# Kiridashi sharpening



## Maccne0718 (Feb 16, 2019)

Hi,

I’m wondering if anyone here has experience with sharpening a kiridashi? Would it be just like sharpening a single bevel knife? And what should be the lowest grit stone it should touch? Or would high grit natural stones be enough?

Thanks!


----------



## childermass (Feb 16, 2019)

In my Experience a Kiridashi is like any single bevel. Just be careful where you put your pressure on the blade on coarser stones, I once overground one in the middle of the edge on a 500 grit stone trying to get the bevel flat because I didn’t move my fingers along the edge [emoji849].


----------



## Maccne0718 (Feb 16, 2019)

I’m guessing they would benefit from natural finishing stones as well then, like other single bevel kitchen knives?


----------



## childermass (Feb 16, 2019)

You bet they will [emoji41].


----------



## Maccne0718 (Feb 16, 2019)

Thanks, I’ll give that a try!


----------



## Maccne0718 (Feb 20, 2019)

Which types of natural stones are good for a kiridashi? I have an uchigumori incoming, but also have a hideriyama and an unknown shobudani.


----------



## childermass (Feb 20, 2019)

Maccne0718 said:


> Which types of natural stones are good for a kiridashi? I have an uchigumori incoming, but also have a hideriyama and an unknown shobudani.

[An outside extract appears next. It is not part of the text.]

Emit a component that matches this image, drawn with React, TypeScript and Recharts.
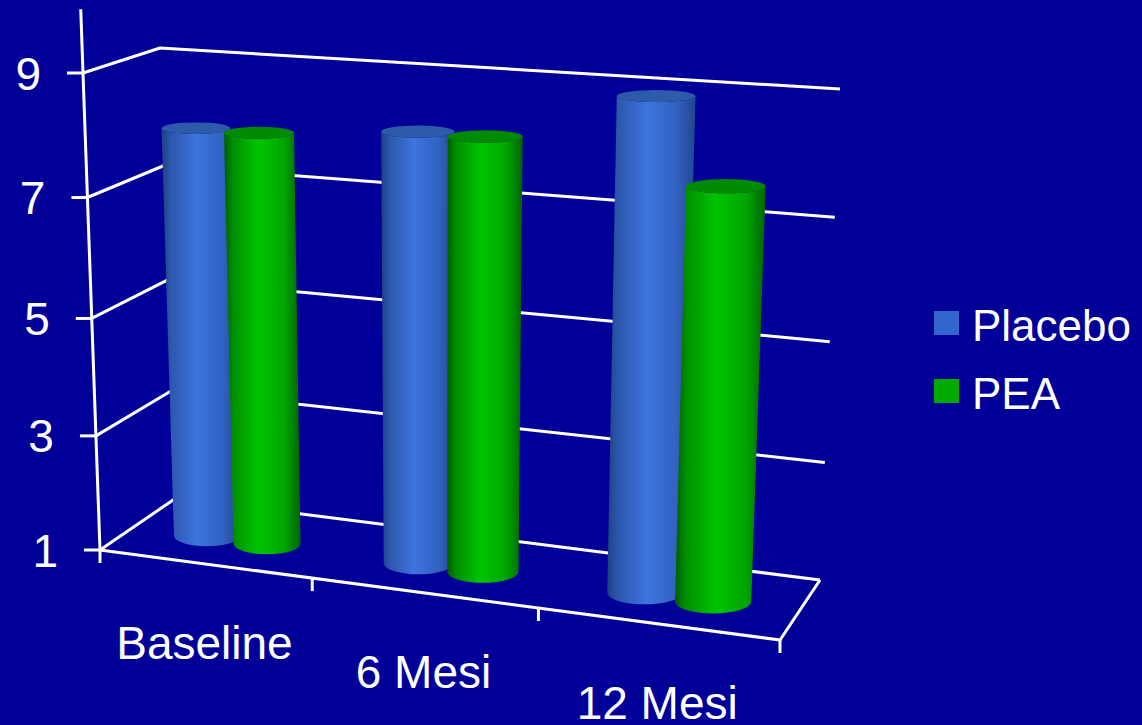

What’s an unknown Shobudani? [emoji6]
You can use any natural on a Kiridashi as long as it’s giving you the edge you need for the task. Try not to overthink this, they are basically just knives that you use on wood or paper instead of food. 
Just try different stones until you find the one that works best for your application.


----------



## Maccne0718 (Feb 20, 2019)

Thanks!

Yup, I’m probably overthinking it.

Whoops, meant to say unknown aka pin. Possible shobudani.


----------



## childermass (Feb 20, 2019)

Maccne0718 said:


> Whoops, meant to say unknown aka pin. Possible shobudani.



That makes more sense [emoji23].

As I said, just play around with different stones, it will definitely be a fun experience, there is no wrong or right here.

Maybe start with the stone you use to finish single bevel knives and go on from there.


----------



## Xenif (Feb 20, 2019)

This thread just made me buy a kiridashi


----------



## nutmeg (Feb 20, 2019)

Maccne0718 said:


> Hi,
> 
> I’m wondering if anyone here has experience with sharpening a kiridashi? Would it be just like sharpening a single bevel knife? And what should be the lowest grit stone it should touch? Or would high grit natural stones be enough?
> 
> Thanks!


On a kiridashi, it is important to get the surface perfectly flat so you need to apply a lot of pressure and very steady moves when setting the bevel. 
After that use only freshly flattened stones.


----------



## SeattleBen (Feb 21, 2019)

Xenif said:


> This thread just made me buy a kiridashi



Got me looking around too. What'd you buy?


----------



## Xenif (Feb 21, 2019)

SeattleBen said:


> Got me looking around too. What'd you buy?


Just a regular okeya kiridashi from blueway.


----------



## shipbuilder (Feb 25, 2019)

As someone mentioned above, overthinking can prevent all of us from enjoying our hobby. A kiridashi is nothing more than a utility knife - I have one by Carter that is always on my desk and gets used 10-12 times a day for everything from opening packages to slicing a sandwich (on a paper plate). That said, I 1) make sure to always wipe it clean/dry; 2) seldom sharpen beyond 2K-3K; 3) make sure to never overestimate its strength, especially at the tip; and 4) occasionally strop it on a piece of balsa with 1 micron paste. [Handling it is also good for taking my mind away from long, boring concalls!]


----------



## Foltest (Mar 17, 2019)

As someone mentioned above, its generic single bevel. Also it will work with whatever stone you choose to use, they are usually made from some carbon steel. Aside from that kiridashi is great testing medium for polishing


----------